Iran has allowed only six fertiliser shipments out since Feb 28—about 25% of expected volumes—with the Nadab the last ship carrying 20,000 tonnes of fertiliser. The sharp squeeze on fertiliser exports and higher fuel costs via disruptions in the Strait of Hormuz is driving panic among farmers and creates a meaningful risk of a global food shock, putting upside pressure on food and commodity inflation and stressing agricultural supply chains.

Analysis

A persistent disruption to Middle East-to-Asia fertiliser flows will transmit into a classic three-stage shock: immediate freight/insurance repricing, medium-term feedstock and merchant-price dislocation for fertilisers, and a longer-run cropping/yield shock that shows up in food staples and EM inflation. Shipping and insurance frictions raise delivered cost non-linearly because fertiliser is low-margin but high-volume — a 10-20% rise in freight/insurance typically forces buyers to either pay up or cancel purchases, creating abrupt regional shortages. Winners in the near term are owners of shipping capacity with tanker/bulk exposure and integrated fertiliser producers who can pass through higher prices or who have feedstock hedges; losers are cash-strapped importers, substitute fert manufacturers that rely on expensive natural gas, and downstream food processors facing raw-material margin squeeze.

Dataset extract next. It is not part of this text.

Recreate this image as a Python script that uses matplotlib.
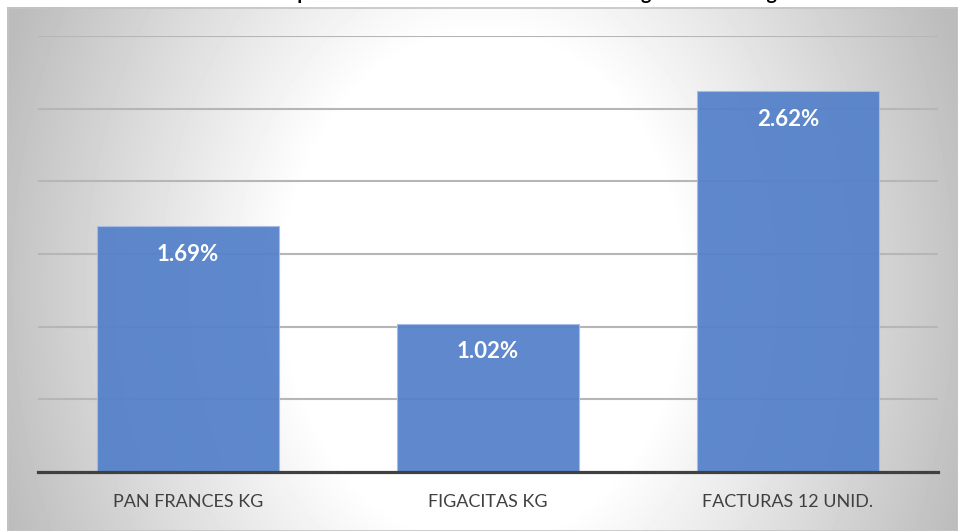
import numpy as np
import matplotlib.pyplot as plt

# values
categorias = ["PAN FRANCES KG", "FIGACITAS KG", "FACTURAS 12 UNID."]
variacion = [1.69, 1.02, 2.62]
etiquetas = ["1.69%", "1.02%", "2.62%"]
titulo = "Variación de precios mensual de los artículos de la región durante agosto"

W, H = 958, 531
fig = plt.figure(figsize=(W / 100, H / 100), dpi=100)
fig.patch.set_facecolor("white")

# radial gradient panel behind the chart (white centre, grey rim)
pw, ph = W - 7, H - 7
bg = fig.add_axes([7 / W, 0, pw / W, ph / H])
yy, xx = np.mgrid[0:ph, 0:pw]
r = np.sqrt(((xx - pw / 2) / 470) ** 2 + ((yy - 280) / 600) ** 2)
val = 1.0 - 0.23 * np.clip((r - 0.42) / 0.58, 0, 1.15)
bg.imshow(val, cmap="gray", vmin=0, vmax=1, aspect="auto", interpolation="bilinear")
bg.set_axis_off()
bg.add_patch(plt.Rectangle((0, 0), pw - 1, ph - 1, fill=False, ec="#c4c4c4", lw=1.2))

ax = fig.add_axes([38 / W, (H - 472) / H, 900 / W, (472 - 36) / H])
ax.patch.set_alpha(0)
x = np.arange(len(categorias))
bars = ax.bar(x, variacion, width=0.607, color="#5581ca", alpha=0.94,
              edgecolor="#a8bce6", linewidth=0.8, zorder=3)
for b, t in zip(bars, etiquetas):
    ax.annotate(t, (b.get_x() + b.get_width() / 2, b.get_height()),
                xytext=(0, -20), textcoords="offset points", ha="center", va="center",
                color="white", fontsize=16, fontweight="bold", family="Lato", zorder=4)

ax.set_xlim(-0.5, 2.5)
ax.set_ylim(0, 3.0)
ax.set_yticks(np.arange(0.5, 3.01, 0.5))
ax.set_yticklabels([])
ax.yaxis.grid(True, color="#b6b6b6", lw=1.5, zorder=0)
ax.tick_params(length=0)
ax.set_xticks(x)
ax.set_xticklabels(categorias, fontsize=13, family="Lato", color="#404040")
ax.tick_params(axis="x", pad=16)
for s in ["top", "right", "left"]:
    ax.spines[s].set_visible(False)
ax.spines["bottom"].set_color("#404040")
ax.spines["bottom"].set_linewidth(2.3)
ax.spines["bottom"].set_zorder(5)

# title sits above the visible area, only its descenders show, as in the reference
fig.text(500 / W, 1.0, titulo, ha="center", va="baseline",
         fontsize=14, fontweight="bold", family="Lato", color="black")

fig.savefig("out.png", dpi=100, facecolor="white")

Second-order, expect accelerated fertiliser hoarding by governments, re-routing through longer corridors (adding 10-30% to landed costs), and a shift into lower-intensity cropping that reduces global grain supply by several percent if disruptions persist through a planting season. Key catalysts and timeframes: freight/insurance moves materialize in days–weeks; merchant inventories and contract backlogs adjust over 1–3 months; agronomic yield effects hit in 3–9 months and can sustain commodity price dislocations for a year or more. Reversals would come from rapid diplomatic de-escalation, a compensating surge in Russian/Chinese exports, or emergency release of stockpiles — each capable of cutting the premium within 30–90 days but unlikely to fully normalize trade frictions until geopolitical risks recede.